When Marcos launched a crackdown in August 1982, Ka Bel was one of those arrested and detained. In November 1984, he was able to escape, and went back to organising workers and peasants in the countryside. When Ka Rolando "Lando" Olalia was brutally murdered in 1987, Ka Bel took over the Presidency of KMU. He ran for senator under the banner of Partido ng Bayan that same year and garnered 1.52 million votes but lost due to massive "dagdag bawas" (ballot and vote switching) scheme of election fraud. He remained a leader of the militant union until March 2003.

He also became a National Council Member of multi-sectoral alliance Bagong Alyansang Makabayan (BAYAN, which means New Patriotic Alliance) in 1985 and also served as its national Chairperson from 1993 to 1999. Ka Bel became the Chairman of the International League for People's Struggles in 2002. He is also considered as one of the pillars of international working class solidarity in the era of globalisation.

From February 2001 to November 2003, he served as Vice President and one of the three representatives of Bayan Muna (People First) Partylist to Congress, where he introduced legislations imbued with his high sense of patriotism and advocacy of the rights and welfare of the marginalised sectors.

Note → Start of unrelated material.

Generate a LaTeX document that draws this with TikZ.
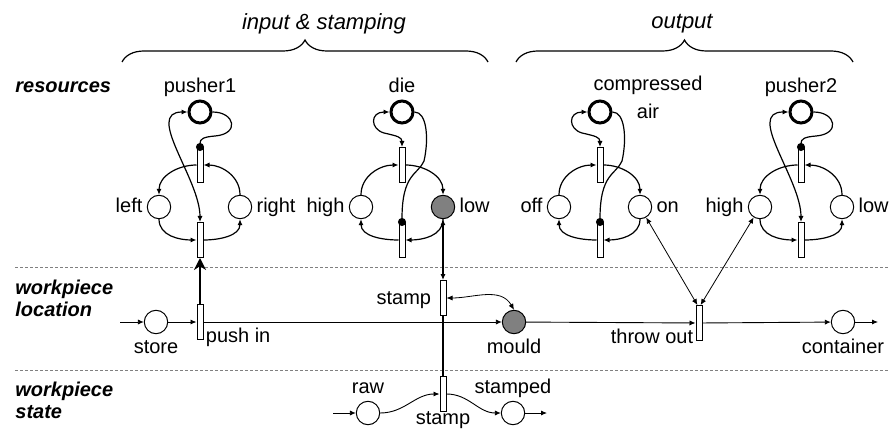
\documentclass[tikz,border=0pt]{standalone}
\usepackage{fontspec}
\setmainfont{Liberation Sans}
\usetikzlibrary{arrows.meta,decorations.pathreplacing,positioning}
\tikzset{
  place/.style={circle,draw,line width=0.5pt,minimum size=11.7pt,inner sep=0pt},
  resource/.style={place,line width=1.5pt,minimum size=11pt},
  marked/.style={place,fill=gray},
  trans/.style={rectangle,draw,fill=white,line width=0.5pt,minimum width=3pt,minimum height=17.5pt,inner sep=0pt},
  lbl/.style={font=\fontsize{10}{12}\selectfont,inner sep=1pt,text height=7.5pt,text depth=1.5pt},
  arc/.style={-{Latex[length=3pt,width=2.6pt]},line width=0.6pt},
  biarc/.style={{Latex[length=3pt,width=2.6pt]}-{Latex[length=3pt,width=2.6pt]},line width=0.6pt},
  thinbiarc/.style={biarc,line width=0.4pt},
  testarc/.style={-{Circle[length=4pt]},line width=0.6pt,shorten >=-2pt},
  flow/.style={-{Latex[length=3pt,width=2.6pt]},line width=0.45pt},
  link/.style={line width=1.3pt},
  rowlbl/.style={font=\fontsize{10}{11}\selectfont\bfseries\itshape,align=left,anchor=west,inner sep=0pt},
  hdr/.style={font=\fontsize{11}{13}\selectfont\itshape},
  sepline/.style={gray,dash pattern=on 1.5pt off 1pt,line width=0.5pt}
}
\begin{document}
\begin{tikzpicture}[x=0.5pt,y=0.5pt,label distance=1pt]
\useasboundingbox (0,0) rectangle (889,429);

\node[hdr] (inhdr) at (324,405) {input \& stamping};
\node[hdr] (outhdr) at (682,405) {output};
\draw[decorate,decoration={brace,amplitude=11pt},line width=0.6pt] (122,367) -- (488,367);
\draw[decorate,decoration={brace,amplitude=11pt},line width=0.6pt] (516,367) -- (853,367);

\node[rowlbl] (reslbl) at (15,342) {resources};
\node[rowlbl] (loclbl) at (15,131) {workpiece\\location};
\node[rowlbl] (statelbl) at (15,29) {workpiece\\state};
\draw[sepline] (15,162) -- (889,162);
\draw[sepline] (15,59) -- (889,59);

\node[resource,label={[lbl]above:pusher1}] (pa) at (200,317) {};
\node[trans] (pa-t1) at (200,264) {};
\node[place,label={[lbl]left:left}] (pa-l) at (159,222) {};
\node[place,label={[lbl]right:right}] (pa-r) at (240,222) {};
\node[trans] (pa-t2) at (200,189) {};

\node[resource,label={[lbl]above:die}] (die) at (402,317) {};
\node[trans] (die-t1) at (402,264) {};
\node[place,label={[lbl]left:high}] (die-l) at (361,222) {};
\node[marked,label={[lbl]right:low}] (die-r) at (443,222) {};
\node[trans] (die-t2) at (402,189) {};

\node[resource] (air) at (600,317) {};
\node[lbl,align=center,font=\fontsize{10}{14}\selectfont,text height=,text depth=] (airlbl) at (648,332) {compressed\\air};
\node[trans] (air-t1) at (600,264) {};
\node[place,label={[lbl]left:off}] (air-l) at (559,222) {};
\node[place,label={[lbl]right:on}] (air-r) at (640,222) {};
\node[trans] (air-t2) at (600,189) {};

\node[resource,label={[lbl]above:pusher2}] (pb) at (801,317) {};
\node[trans] (pb-t1) at (801,264) {};
\node[place,label={[lbl]left:high}] (pb-l) at (760,222) {};
\node[place,label={[lbl]right:low}] (pb-r) at (842,222) {};
\node[trans] (pb-t2) at (801,189) {};

\foreach \n/\cx in {pa/200,pb/801} {
  \draw[arc] (\n-t1.west) to[out=180,in=90] (\n-l.north);
  \draw[arc] (\n-r.north) to[out=90,in=0] (\n-t1.east);
  \draw[arc] (\n-l.south) to[out=-90,in=180] (\n-t2.west);
  \draw[arc] (\n-t2.east) to[out=0,in=-90] (\n-r.south);
  \draw[biarc] (\n.west) to[out=180,in=90] (\n-t2.north);
  \draw[testarc] (\n.east) .. controls (\cx+35,317) and (\cx+40,295) .. (\cx+15,293)
    .. controls (\cx+3,292) and (\cx,290) .. (\n-t1.north);
}
\foreach \n/\cx in {die/402,air/600} {
  \draw[arc] (\n-l.north) to[out=90,in=180] (\n-t1.west);
  \draw[arc] (\n-t1.east) to[out=0,in=90] (\n-r.north);
  \draw[arc] (\n-r.south) to[out=-90,in=0] (\n-t2.east);
  \draw[arc] (\n-t2.west) to[out=180,in=-90] (\n-l.south);
  \draw[biarc] (\n.west) .. controls (\cx-32,317) and (\cx-32,300) .. (\cx-18,296)
    .. controls (\cx-5,293) and (\cx,292) .. (\n-t1.north);
  \draw[testarc] (\n.east) .. controls (\cx+25,317) and (\cx+27,290) .. (\cx+22,268)
    .. controls (\cx+16,254) and (\cx,256) .. (\n-t2.north);
}

\coordinate (storein) at (120,107);
\node[place,label={[lbl]below:store}] (store) at (156,107) {};
\node[trans] (push) at (200,107) {};
\node[lbl,anchor=west] (pushlbl) at ([yshift=2pt]push.south east) {push in};
\node[trans,label={[lbl,label distance=3pt]left:stamp}] (stampl) at (443,131) {};
\node[marked,label={[lbl]below:mould}] (mould) at (514,107) {};
\node[trans] (throw) at (699,106) {};
\node[lbl,anchor=east] (throwlbl) at ([yshift=2pt]throw.south west) {throw out};
\node[place,label={[lbl]below:container}] (cont) at (843,107) {};
\coordinate (contout) at (878,107);

\draw[flow] (storein) -- (store);
\draw[flow] (store) -- (push);
\draw[flow] (push) -- (mould);
\draw[flow] (mould) -- (throw);
\draw[flow] (throw) -- (cont);
\draw[flow] (cont) -- (contout);
\draw[link,-{Stealth[length=6pt,width=6pt]}] (push.north) -- (pa-t2.south);
\draw[biarc] (die-r.south) -- (stampl.north);
\draw[thinbiarc] (stampl.east) to[out=0,in=120] (mould.north);
\draw[thinbiarc] (air-r) -- ([xshift=-0.8pt]throw.north);
\draw[thinbiarc] (pb-l) -- ([xshift=0.8pt]throw.north);

\coordinate (rawin) at (333,16);
\node[place,label={[lbl]above:raw}] (raw) at (368,16) {};
\node[trans,label={[lbl,inner sep=0pt,label distance=-1.5pt]below:stamp}] (stamps) at (443,35) {};
\node[place,label={[lbl]above:stamped}] (stamped) at (513,16) {};
\coordinate (stampedout) at (547,16);

\draw[link] (stampl.south) -- (stamps.north);
\draw[flow] (rawin) -- (raw);
\draw[flow] (raw.east) to[out=0,in=180] (stamps.west);
\draw[flow] (stamps.east) to[out=0,in=180] (stamped.west);
\draw[flow] (stamped) -- (stampedout);
\end{tikzpicture}
\end{document}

In 2004, he became the representative for Anakpawis Partylist as a sectoral representative of workers, peasants, urban poor and other toiling masses. Ka Bel was cited by the Philippine Center for Investigative Journalism as the partylist representative in the 13th Congress with the most number of bills and resolutions filed, totalling 130, and with a nearly perfect attendance before his arrest in February 2006.

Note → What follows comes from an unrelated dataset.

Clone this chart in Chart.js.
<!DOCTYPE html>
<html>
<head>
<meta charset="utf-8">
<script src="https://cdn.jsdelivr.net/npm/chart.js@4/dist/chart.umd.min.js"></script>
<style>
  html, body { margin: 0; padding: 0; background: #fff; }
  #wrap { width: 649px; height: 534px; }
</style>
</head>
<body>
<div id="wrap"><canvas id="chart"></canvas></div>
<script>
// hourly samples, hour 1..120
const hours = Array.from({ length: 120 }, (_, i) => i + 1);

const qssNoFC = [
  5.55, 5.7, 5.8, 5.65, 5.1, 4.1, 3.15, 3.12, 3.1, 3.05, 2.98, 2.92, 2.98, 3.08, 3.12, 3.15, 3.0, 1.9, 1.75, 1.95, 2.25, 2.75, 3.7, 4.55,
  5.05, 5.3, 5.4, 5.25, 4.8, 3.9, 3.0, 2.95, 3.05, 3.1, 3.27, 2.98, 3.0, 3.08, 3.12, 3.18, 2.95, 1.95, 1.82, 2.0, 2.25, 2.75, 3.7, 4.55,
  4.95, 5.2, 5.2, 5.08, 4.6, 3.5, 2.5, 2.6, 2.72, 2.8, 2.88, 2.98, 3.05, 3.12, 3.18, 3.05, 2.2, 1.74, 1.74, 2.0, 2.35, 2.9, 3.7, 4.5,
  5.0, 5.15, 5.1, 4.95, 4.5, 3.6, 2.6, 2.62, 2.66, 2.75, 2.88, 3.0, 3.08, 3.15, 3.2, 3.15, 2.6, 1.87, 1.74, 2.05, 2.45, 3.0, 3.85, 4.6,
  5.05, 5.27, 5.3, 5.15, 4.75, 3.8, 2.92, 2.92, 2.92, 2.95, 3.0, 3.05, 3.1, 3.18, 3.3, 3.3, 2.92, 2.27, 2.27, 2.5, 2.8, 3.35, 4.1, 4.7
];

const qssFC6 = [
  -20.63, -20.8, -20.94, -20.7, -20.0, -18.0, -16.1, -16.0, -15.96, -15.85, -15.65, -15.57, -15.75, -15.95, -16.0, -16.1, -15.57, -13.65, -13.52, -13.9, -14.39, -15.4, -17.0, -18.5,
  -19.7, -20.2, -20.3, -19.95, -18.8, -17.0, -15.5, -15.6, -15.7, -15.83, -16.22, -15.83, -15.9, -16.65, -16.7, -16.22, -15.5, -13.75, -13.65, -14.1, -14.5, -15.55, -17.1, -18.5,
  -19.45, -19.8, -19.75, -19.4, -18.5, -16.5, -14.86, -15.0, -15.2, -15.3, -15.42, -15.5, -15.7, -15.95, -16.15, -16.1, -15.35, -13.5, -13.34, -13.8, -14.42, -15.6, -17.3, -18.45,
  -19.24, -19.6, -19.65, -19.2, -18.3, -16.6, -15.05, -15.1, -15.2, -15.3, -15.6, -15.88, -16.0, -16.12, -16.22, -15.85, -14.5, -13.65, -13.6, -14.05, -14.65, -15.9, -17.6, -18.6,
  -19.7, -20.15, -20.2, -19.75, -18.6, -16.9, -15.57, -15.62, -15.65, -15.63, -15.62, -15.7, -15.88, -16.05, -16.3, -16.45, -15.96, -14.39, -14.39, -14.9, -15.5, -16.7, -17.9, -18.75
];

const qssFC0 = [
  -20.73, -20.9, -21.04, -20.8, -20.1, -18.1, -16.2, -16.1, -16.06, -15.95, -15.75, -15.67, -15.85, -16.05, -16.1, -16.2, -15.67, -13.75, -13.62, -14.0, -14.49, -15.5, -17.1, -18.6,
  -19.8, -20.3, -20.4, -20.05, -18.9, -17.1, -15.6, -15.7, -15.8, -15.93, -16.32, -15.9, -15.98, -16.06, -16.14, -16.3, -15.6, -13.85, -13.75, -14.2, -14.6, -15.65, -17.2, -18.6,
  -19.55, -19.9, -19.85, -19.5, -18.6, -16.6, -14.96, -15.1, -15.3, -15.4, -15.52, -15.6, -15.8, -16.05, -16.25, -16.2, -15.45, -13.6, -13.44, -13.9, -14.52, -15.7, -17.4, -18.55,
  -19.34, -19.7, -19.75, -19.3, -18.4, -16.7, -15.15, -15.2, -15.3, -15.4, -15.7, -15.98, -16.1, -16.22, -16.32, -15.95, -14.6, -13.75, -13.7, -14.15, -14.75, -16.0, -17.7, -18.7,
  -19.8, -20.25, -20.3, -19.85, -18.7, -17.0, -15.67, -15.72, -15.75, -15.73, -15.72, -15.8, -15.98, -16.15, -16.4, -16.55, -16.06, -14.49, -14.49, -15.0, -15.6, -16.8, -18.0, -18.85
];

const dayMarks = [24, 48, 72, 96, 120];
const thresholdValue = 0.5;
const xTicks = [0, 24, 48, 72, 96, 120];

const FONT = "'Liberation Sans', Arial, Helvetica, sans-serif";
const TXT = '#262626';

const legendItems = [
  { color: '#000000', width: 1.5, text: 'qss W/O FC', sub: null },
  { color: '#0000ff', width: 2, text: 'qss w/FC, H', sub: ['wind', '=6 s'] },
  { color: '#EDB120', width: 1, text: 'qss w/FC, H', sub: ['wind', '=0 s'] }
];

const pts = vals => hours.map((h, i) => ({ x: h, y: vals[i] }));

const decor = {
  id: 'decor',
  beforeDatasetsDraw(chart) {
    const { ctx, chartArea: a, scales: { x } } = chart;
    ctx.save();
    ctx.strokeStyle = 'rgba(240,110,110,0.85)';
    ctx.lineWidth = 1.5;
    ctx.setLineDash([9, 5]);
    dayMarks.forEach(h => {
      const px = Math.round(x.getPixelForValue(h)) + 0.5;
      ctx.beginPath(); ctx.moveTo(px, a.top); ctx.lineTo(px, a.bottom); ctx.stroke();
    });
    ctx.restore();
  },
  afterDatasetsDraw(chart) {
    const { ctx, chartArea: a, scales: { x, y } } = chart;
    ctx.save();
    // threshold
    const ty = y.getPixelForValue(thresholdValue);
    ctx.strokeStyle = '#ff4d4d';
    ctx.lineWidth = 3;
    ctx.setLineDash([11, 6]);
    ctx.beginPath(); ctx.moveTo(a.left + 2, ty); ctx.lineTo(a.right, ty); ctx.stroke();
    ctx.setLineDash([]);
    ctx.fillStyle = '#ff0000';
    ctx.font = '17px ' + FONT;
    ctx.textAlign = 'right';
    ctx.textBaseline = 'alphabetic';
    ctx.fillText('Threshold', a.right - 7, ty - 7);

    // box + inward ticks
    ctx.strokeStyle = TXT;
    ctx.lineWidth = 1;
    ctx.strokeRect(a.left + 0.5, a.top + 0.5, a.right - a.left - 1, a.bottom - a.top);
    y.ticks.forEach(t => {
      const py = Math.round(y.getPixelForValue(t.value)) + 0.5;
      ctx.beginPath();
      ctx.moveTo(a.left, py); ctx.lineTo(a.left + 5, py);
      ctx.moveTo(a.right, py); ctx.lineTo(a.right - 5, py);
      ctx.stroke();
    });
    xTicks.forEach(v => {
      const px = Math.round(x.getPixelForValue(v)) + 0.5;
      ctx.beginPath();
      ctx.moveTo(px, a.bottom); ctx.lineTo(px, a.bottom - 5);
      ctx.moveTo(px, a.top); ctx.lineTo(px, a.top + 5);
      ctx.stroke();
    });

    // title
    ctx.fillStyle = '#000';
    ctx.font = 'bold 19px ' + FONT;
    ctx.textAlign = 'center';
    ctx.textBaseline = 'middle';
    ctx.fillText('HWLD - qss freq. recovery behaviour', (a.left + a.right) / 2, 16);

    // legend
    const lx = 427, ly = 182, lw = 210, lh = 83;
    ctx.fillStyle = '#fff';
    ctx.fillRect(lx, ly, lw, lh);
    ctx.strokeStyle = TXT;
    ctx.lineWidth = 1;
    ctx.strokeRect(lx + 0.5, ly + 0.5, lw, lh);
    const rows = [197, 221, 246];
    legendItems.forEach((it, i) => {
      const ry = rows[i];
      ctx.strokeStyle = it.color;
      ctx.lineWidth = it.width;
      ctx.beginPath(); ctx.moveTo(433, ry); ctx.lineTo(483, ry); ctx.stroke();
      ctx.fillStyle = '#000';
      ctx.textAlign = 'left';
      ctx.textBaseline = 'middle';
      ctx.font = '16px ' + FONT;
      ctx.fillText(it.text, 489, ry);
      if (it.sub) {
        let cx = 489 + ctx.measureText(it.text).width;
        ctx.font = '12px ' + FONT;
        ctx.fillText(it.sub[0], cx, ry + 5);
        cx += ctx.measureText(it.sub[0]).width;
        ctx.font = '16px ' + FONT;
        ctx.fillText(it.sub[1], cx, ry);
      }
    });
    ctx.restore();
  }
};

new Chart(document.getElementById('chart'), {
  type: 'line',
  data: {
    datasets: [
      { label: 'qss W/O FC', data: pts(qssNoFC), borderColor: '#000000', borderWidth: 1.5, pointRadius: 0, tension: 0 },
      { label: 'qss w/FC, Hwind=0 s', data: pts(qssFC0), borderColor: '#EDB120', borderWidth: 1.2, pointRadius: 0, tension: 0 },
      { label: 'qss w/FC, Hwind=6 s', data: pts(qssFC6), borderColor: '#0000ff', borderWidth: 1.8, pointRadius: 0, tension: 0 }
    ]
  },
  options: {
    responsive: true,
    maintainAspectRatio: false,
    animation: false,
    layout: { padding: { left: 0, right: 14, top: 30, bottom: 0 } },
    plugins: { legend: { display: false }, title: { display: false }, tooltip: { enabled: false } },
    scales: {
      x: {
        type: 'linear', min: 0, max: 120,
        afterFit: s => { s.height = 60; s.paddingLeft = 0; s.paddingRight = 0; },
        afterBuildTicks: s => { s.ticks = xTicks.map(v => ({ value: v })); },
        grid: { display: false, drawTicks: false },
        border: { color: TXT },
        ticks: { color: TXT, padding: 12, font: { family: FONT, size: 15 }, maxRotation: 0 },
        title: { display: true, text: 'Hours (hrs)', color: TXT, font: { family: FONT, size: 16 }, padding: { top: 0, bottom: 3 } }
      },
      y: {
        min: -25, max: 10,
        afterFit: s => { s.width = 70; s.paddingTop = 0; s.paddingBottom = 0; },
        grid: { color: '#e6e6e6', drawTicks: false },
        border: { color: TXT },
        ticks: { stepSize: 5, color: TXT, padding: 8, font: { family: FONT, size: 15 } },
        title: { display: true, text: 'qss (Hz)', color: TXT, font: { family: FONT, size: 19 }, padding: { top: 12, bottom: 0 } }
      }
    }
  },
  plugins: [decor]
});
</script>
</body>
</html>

His three-term stint in the House of Representatives has garnered him awards such as Filipino of the Year and Most Outstanding Congressman for four consecutive years from 2002 - 2005, and in 2006, was adjudged part of the Congressional Hall of Fame - all these and the respect of the public he reaped even as the Arroyo regime continues to persecute him and his fellow activists.

After his arrest and year-and-a-half long arbitrary and illegal detention initiated by the Gloria Macapagal-Arroyo administration, Ka Bel was proven innocent of the rebellion charges against him. Persecution, however, persists through the fabricated inciting to sedition case that the Metropolitan Court of Quezon City refuses to dismiss until now, despite legal prohibitions for duly-elected officials to be charged with crimes punishable by not more than six years of imprisonment such as inciting to sedition.

In October 2007, Ka Bel exposed bribery attempts by administration allies, particularly by KAMPI member Francis Ver (a member of Gloria’s party. Ed.). He was offered P2 million in exchange for his support to the weak impeachment complaint against President Gloria Macapagal-Arroyo.

Ka Bel is survived by 11 children, 29 grandchildren and five great-grand children…

Anakpawis press release, 20 May 2008.